House, Wife, Ox…or Publication Story.
So I have a problem. It’s called, obsessively comparing myself to others. From the way I write all the way to how fast someone sold a book. This is not helpful in the least to my journey and sometimes it sneaks up on me without warning. But sometimes, most of the time, I let it in by my actions. By purposefully seeking out stories with the intention of comparing them to my story.
For example, when querying, and an agent would request a full, the minute I hit send I had a mission. The mission: Find everyone else in the entire world who had ever sent even one sentence to this agent, read every detail of each story, pick one (usually the most unrealistic, like the agent offered rep two days after requesting) and then lament when my story didn’t match theirs exactly. “Oh no! It’s been three days! She must hate me!” “Oh no! She writes books in two months and I take three! I must suck!”
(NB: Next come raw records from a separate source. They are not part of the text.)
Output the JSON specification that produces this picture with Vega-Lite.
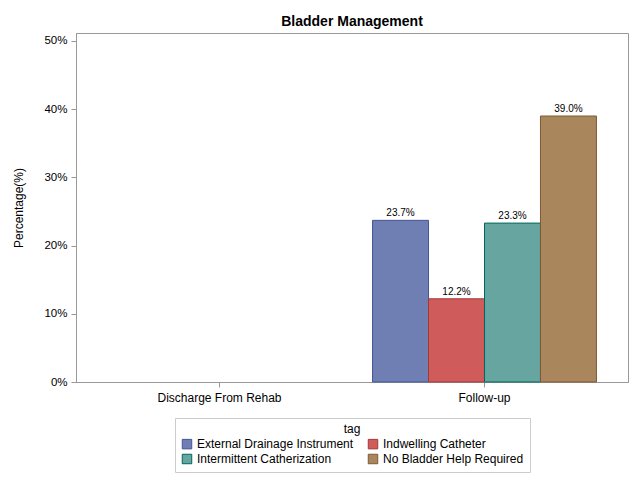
{
  "$schema": "https://vega.github.io/schema/vega-lite/v6.json",
  "width": 552,
  "height": 349,
  "autosize": {"type": "none"},
  "padding": {"left": 76, "top": 33, "right": 12, "bottom": 98},
  "background": "white",
  "title": {"text": "Bladder Management", "fontSize": 14, "fontWeight": "bold", "font": "Liberation Sans", "anchor": "middle", "frame": "group", "offset": 8, "dy": 18, "color": "black", "baseline": "bottom"},
  "data": {
    "values": [
      {"period": "Follow-up", "tag": "External Drainage Instrument", "pct": 0.237},
      {"period": "Follow-up", "tag": "Indwelling Catheter", "pct": 0.122},
      {"period": "Follow-up", "tag": "Intermittent Catherization", "pct": 0.233},
      {"period": "Follow-up", "tag": "No Bladder Help Required", "pct": 0.390}
    ]
  },
  "encoding": {
    "x": {
      "field": "period", "type": "nominal",
      "scale": {"domain": ["Discharge From Rehab", "Follow-up"], "paddingInner": 0.155, "paddingOuter": 0.119},
      "axis": {"title": null, "labelAngle": 0, "labelFontSize": 12, "labelPadding": 5, "tickSize": 5}
    },
    "xOffset": {"field": "tag", "type": "nominal", "scale": {"paddingInner": 0, "paddingOuter": 0}},
    "y": {
      "field": "pct", "type": "quantitative",
      "scale": {"domain": [0, 0.5117], "nice": false, "zero": true},
      "axis": {"values": [0, 0.1, 0.2, 0.3, 0.4, 0.5], "format": ".0%", "title": "Percentage(%)", "grid": false, "labelFontSize": 11.5, "titleFontSize": 12, "titleFontWeight": "normal", "titlePadding": 18, "tickSize": 5, "labelPadding": 4}
    }
  },
  "layer": [
    {
      "mark": {"type": "bar", "strokeWidth": 1},
      "encoding": {
        "fill": {
          "field": "tag", "type": "nominal",
          "scale": {"domain": ["External Drainage Instrument", "Indwelling Catheter", "Intermittent Catherization", "No Bladder Help Required"], "range": ["#6F7EB3", "#D05B5B", "#66A5A0", "#A9865B"]},
          "legend": {"title": "tag", "orient": "none", "legendX": 99, "legendY": 385}
        },
        "stroke": {
          "field": "tag", "type": "nominal",
          "scale": {"domain": ["External Drainage Instrument", "Indwelling Catheter", "Intermittent Catherization", "No Bladder Help Required"], "range": ["#445694", "#A23A3A", "#01665E", "#7F5934"]},
          "legend": {"title": "tag", "orient": "none", "legendX": 99, "legendY": 385}
        }
      }
    },
    {
      "mark": {"type": "text", "dy": -7, "fontSize": 10, "font": "Liberation Sans", "color": "black"},
      "encoding": {
        "text": {"field": "pct", "type": "quantitative", "format": ".1%"}
      }
    }
  ],
  "config": {
    "font": "Liberation Sans",
    "view": {"stroke": "#999999", "strokeWidth": 1},
    "axis": {"domainColor": "#999999", "tickColor": "#999999", "labelColor": "black", "titleColor": "black", "labelFont": "Liberation Sans", "titleFont": "Liberation Sans"},
    "legend": {
      "direction": "horizontal", "columns": 2, "titleAnchor": "middle",
      "strokeColor": "#cccccc", "padding": 6,
      "symbolType": "square", "symbolSize": 90, "symbolStrokeWidth": 1,
      "labelFontSize": 12, "titleFontSize": 12, "titleFontWeight": "normal", "labelColor": "black", "titleColor": "black",
      "columnPadding": 12, "rowPadding": 1, "titlePadding": 2
    }
  }
}
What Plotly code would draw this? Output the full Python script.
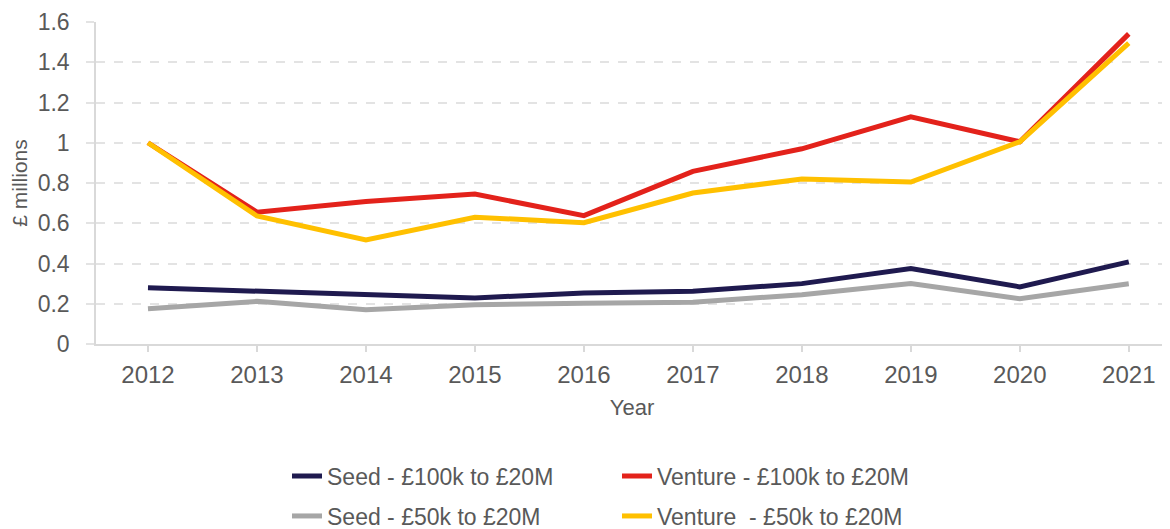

This does not help me in the least. In fact, it paralyzes me. It keeps me from being productive. So how can I stop this behavior:
1. Don’t stalk people.
I was going to make a list of the things I shouldn’t do, but I think eliminating that one behavior might solve the issue. This won't eliminate my interest in other writers, because I am interested. But taking away the comparison intent will make a huge difference.
I am not my neighbor. I will have my own story.
So what about you? How do you keep yourself from obsessively comparing yourself to others?